Saturday 21 January 2012

Vuvuzela for the Kuomintang

The vuvuzela was around long before the noisy World Cup 2010 in South Africa. Inspired originally by the kudu horn, aluminium versions were made in the 1960s and supporters of top SA football teams like Kaizer Chiefs and Orlando Pirates have used it for years. Now it has turned up in the far east in the Taiwanese elections. It has also shown up in Hong Kong at social rallies. Taiwan appears to have come of age in this election with a non-violent campaign and good outturn. The Kuomintang, which set up on the island six decades back, won again but with a reduced majority.

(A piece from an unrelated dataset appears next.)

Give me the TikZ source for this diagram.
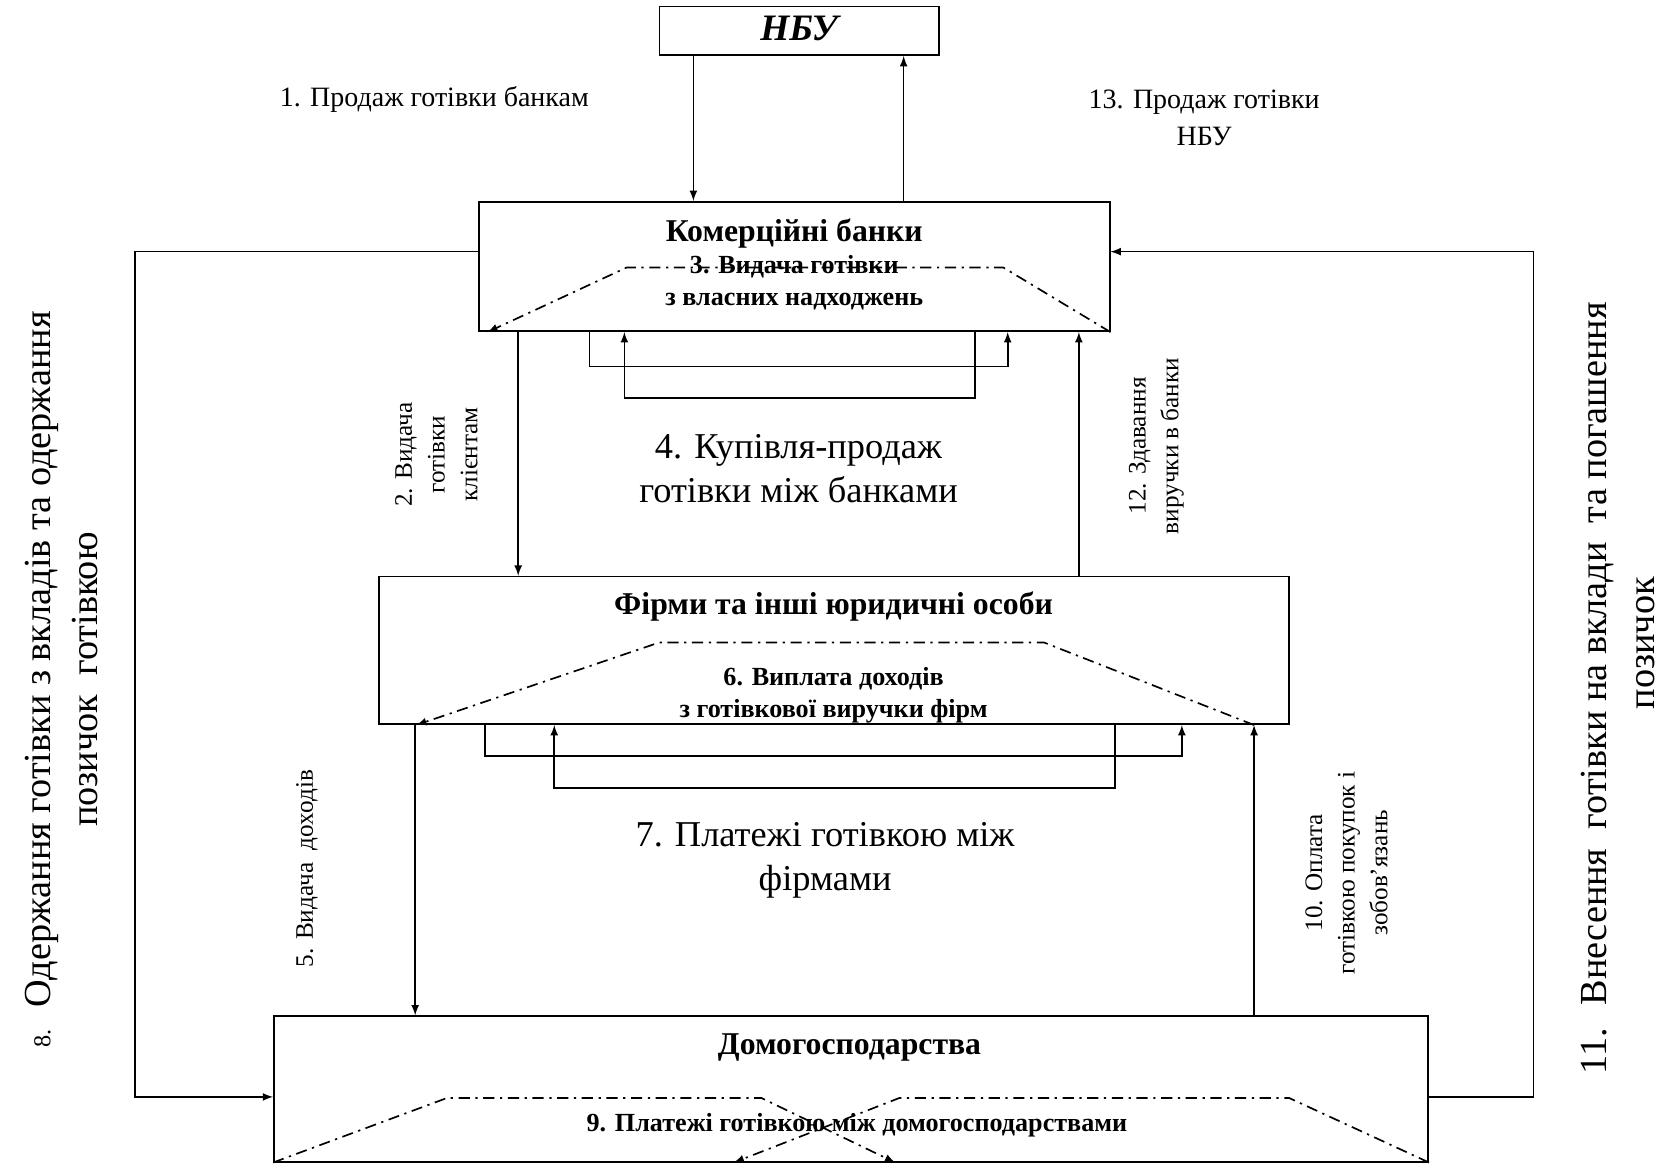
\documentclass[tikz,border=0pt]{standalone}
\usepackage{fontspec}
\setmainfont{Liberation Serif}
\tikzset{
    box/.style={draw,line width=0.9pt,inner sep=0pt},
    arr/.style={-latex,line width=0.9pt},
    dd/.style={dash pattern=on 6pt off 3pt on 1.2pt off 3pt},
    lbl/.style={align=center,font=\fontsize{15}{19.5}\selectfont},
    vlbl/.style={rotate=90,align=center,font=\fontsize{13.5}{17.5}\selectfont},
    ttl/.style={font=\bfseries\fontsize{17}{20}\selectfont},
    inr/.style={align=center,font=\bfseries\fontsize{14}{17}\selectfont},
    big/.style={align=center,font=\fontsize{19.5}{23.5}\selectfont},
    side/.style={rotate=90,align=center,font=\fontsize{20.5}{25.5}\selectfont}
}
\begin{document}
\begin{tikzpicture}[x=0.2mm,y=-0.2mm]
                \useasboundingbox (0,0) rectangle (1568,1096);

                \node[box,minimum width=52.6mm,minimum height=9.2mm,text height=1em,text depth=0pt,font=\bfseries\itshape\fontsize{20}{24}\selectfont] (nbu) at (752.5,29){НБУ};
                \node[box,minimum width=118.8mm,minimum height=24.4mm] (banks) at (748,251){};
                \node[box,minimum width=171.4mm,minimum height=27.8mm] (firms) at (785.5,612.5){};
                \node[box,minimum width=217.4mm,minimum height=27.4mm] (house) at (801.5,1025.5){};

                \node[ttl] (bankst) at (748,220){Комерційні банки};
                \node[ttl] (firmst) at (785,571){Фірми та інші юридичні особи};
                \node[ttl] (houset) at (800,986){Домогосподарства};

                \node[inr] (own) at (748,266){3. Видача готівки\\з власних надходжень};
                \node[inr] (pay) at (785,655){6. Виплата доходів\\з готівкової виручки фірм};
                \node[inr] (hh) at (807,1060){9. Платежі готівкою між домогосподарствами};

                \node[big] (interbank) at (752,441){4. Купівля-продаж\\готівки між банками};
                \node[big] (interfirm) at (777,810){7. Платежі готівкою між\\фірмами};

                \node[lbl] (sell) at (409,94){1. Продаж готівки банкам};
                \node[lbl] (back) at (1134,111){13. Продаж готівки\\НБУ};
                \node[vlbl] (issue) at (411,428){2. Видача\\готівки\\клієнтам};
                \node[vlbl] (deposit) at (1089,420){12. Здавання\\виручки в банки};
                \node[vlbl] (income) at (289,818){5. Видача~ доходів};
                \node[vlbl] (purchase) at (1268,822){10. Оплата\\готівкою покупок і\\зобов’язань};
                \node[side] (get) at (58,640){{\fontsize{13}{15}\selectfont 8.}~ Одержання готівки з вкладів та одержання\\позичок~ готівкою};
                \node[side] (put) at (1524,648){11.~ Внесення~ готівки на вклади~ та погашення\\\hspace*{48pt}позичок};

                \draw[arr] (653,0 |- nbu.south) -- (653,0 |- banks.north);
                \draw[arr] (851,0 |- banks.north) -- (851,0 |- nbu.south);
                \draw[arr] (488,0 |- banks.south) -- (488,0 |- firms.north);
                \draw[arr] (1016,0 |- firms.north) -- (1016,0 |- banks.south);
                \draw[arr] (391,0 |- firms.south) -- (391,0 |- house.north);
                \draw[arr] (1181,0 |- house.north) -- (1181,0 |- firms.south);

                \draw[arr] (banks.west |- 0,237) -- (127,237) |- (house.west |- 0,1033);
                \draw[arr] (house.east |- 0,1033) -| (1444,237) -- (banks.east |- 0,237);

                \draw[arr] (555,0 |- banks.south) |- (949,345) -- (949,0 |- banks.south);
                \draw[arr] (918,0 |- banks.south) |- (588,375) -- (588,0 |- banks.south);
                \draw[arr] (457,0 |- firms.south) |- (1113,712) -- (1113,0 |- firms.south);
                \draw[arr] (1050,0 |- firms.south) |- (522,742) -- (522,0 |- firms.south);

                \draw[arr,dd] (banks.south east) -- (945,252) -- (590,252) -- (459,0 |- banks.south);
                \draw[arr,dd] (1181,0 |- firms.south) -- (983,605) -- (621,605) -- (392,0 |- firms.south);
                \draw[arr,dd] (house.south west) -- (421,1034) -- (717,1034) -- (843,0 |- house.south);
                \draw[arr,dd] (house.south east) -- (1214,1034) -- (847,1034) -- (691,0 |- house.south);
            \end{tikzpicture}
\end{document}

Incumbent Ma Ying-jeou has pursued rappochement with the mainland which is completely at odds with the original party's raison d'etre. It is ironic that a vibrant 2-party state delivers a victor intent on rebuilding relations with the mainland, which itself is a country that does not allow elections. Chinese media coverage of the Taiwan elections was muted for the very reason that it does not want its people to track the process of democracy too closely. So instead of the mainland reclaiming the island one day as it hopes, maybe the island will reclaim the mainland - not with force but through fibre optics. The QSL is for a utility test transmission of the Chinese Government Radio Administration (Taiwan was still the Chinese representative at the United Nations until 1971), heard on 9975kHz USB in Cape Town way back in 1967. It was typed on beautiful onion skin paper.